The most successful organizations treat their monitoring systems as products—continuously improved based on user feedback and changing needs.

Monitoring with Odown

While implementing a comprehensive metrics monitoring system can seem daunting, tools like Odown simplify the process significantly.

Odown provides essential monitoring capabilities:

Website and API monitoring with customizable check frequencies

Multi-location checks to verify global availability

SSL certificate monitoring to prevent security-related outages

Public status pages for transparent communication during incidents

For developers looking to establish reliable monitoring without building complex infrastructure, Odown offers an accessible entry point with key features:

Instant alerts via multiple channels (email, SMS, Slack)

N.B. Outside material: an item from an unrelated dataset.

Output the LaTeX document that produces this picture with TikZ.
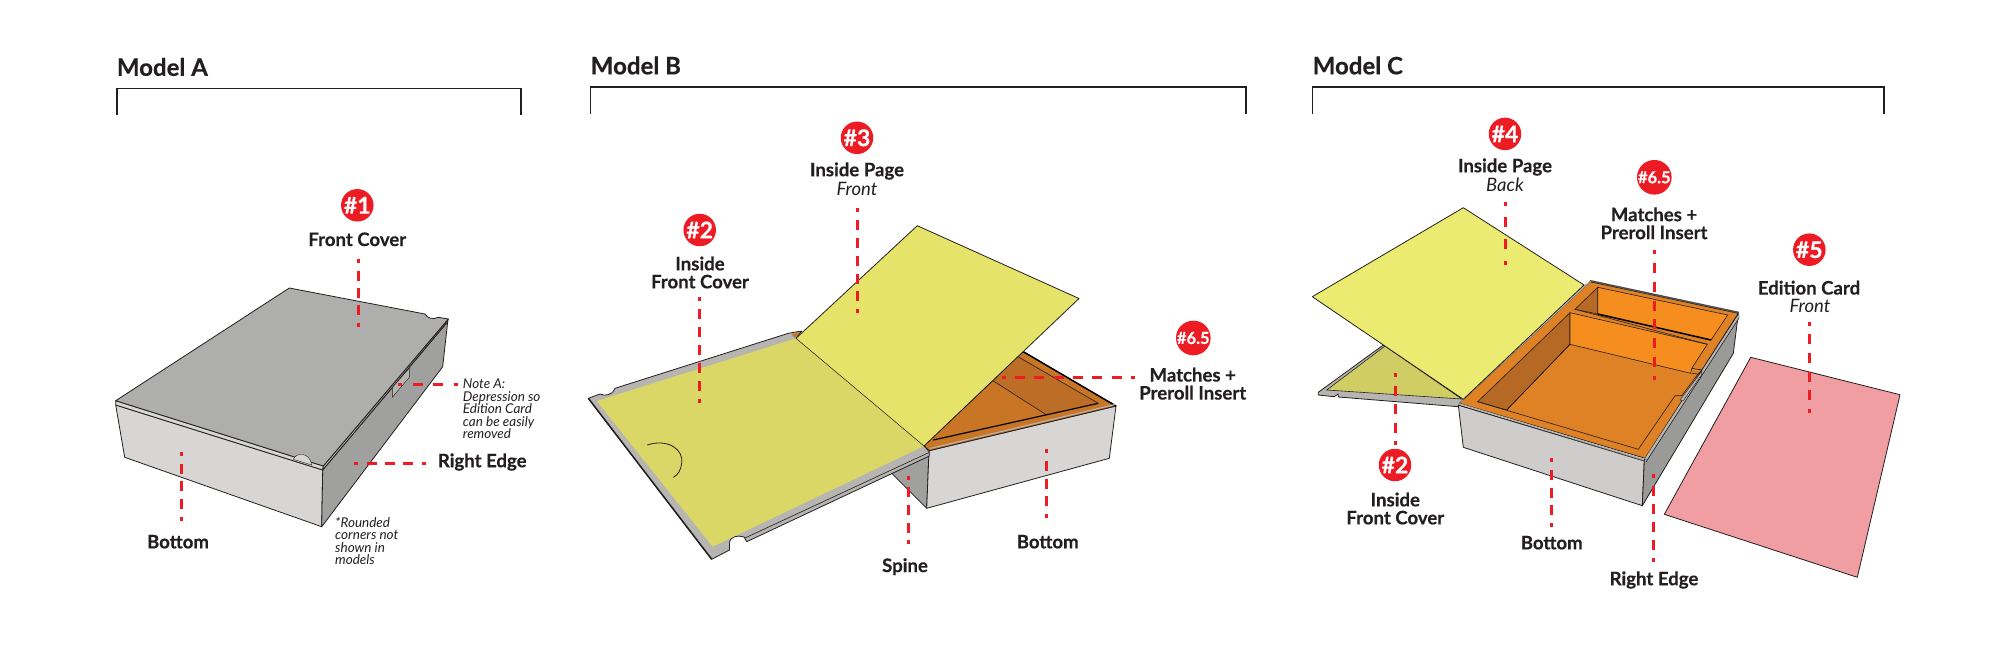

Historical uptime data for performance analysis

Simple integration with existing workflows

Comprehensive SSL monitoring including expiration tracking

The most effective monitoring strategy often combines purpose-built tools like Odown for specific use cases (uptime, SSL) with broader metrics systems for deep infrastructure visibility.

By starting with critical path monitoring through Odown and expanding as needs grow, teams can establish reliable alerting without overwhelming complexity. The transparent status page functionality also helps maintain user trust during inevitable incidents by providing clear, timely updates.

Whether you're just beginning your monitoring journey or looking to enhance specific aspects of your observability strategy, tools like Odown can play an important role in maintaining system reliability and security.

Effective metrics monitoring and alerting isn't just a technical requirement—it's a competitive advantage. Organizations that can detect and resolve issues before users notice demonstrate a commitment to quality that builds trust and retention.

By thoughtfully implementing the strategies outlined here, you'll not only reduce downtime and improve performance but also create a more sustainable operational environment for your team. The initial investment in proper monitoring pays dividends through faster resolution times, fewer user-impacting incidents, and less stressful on-call experiences.

Remember that metrics monitoring is a journey, not a destination. Start with the basics, focus on what matters most to your users, and continuously refine your approach as you learn.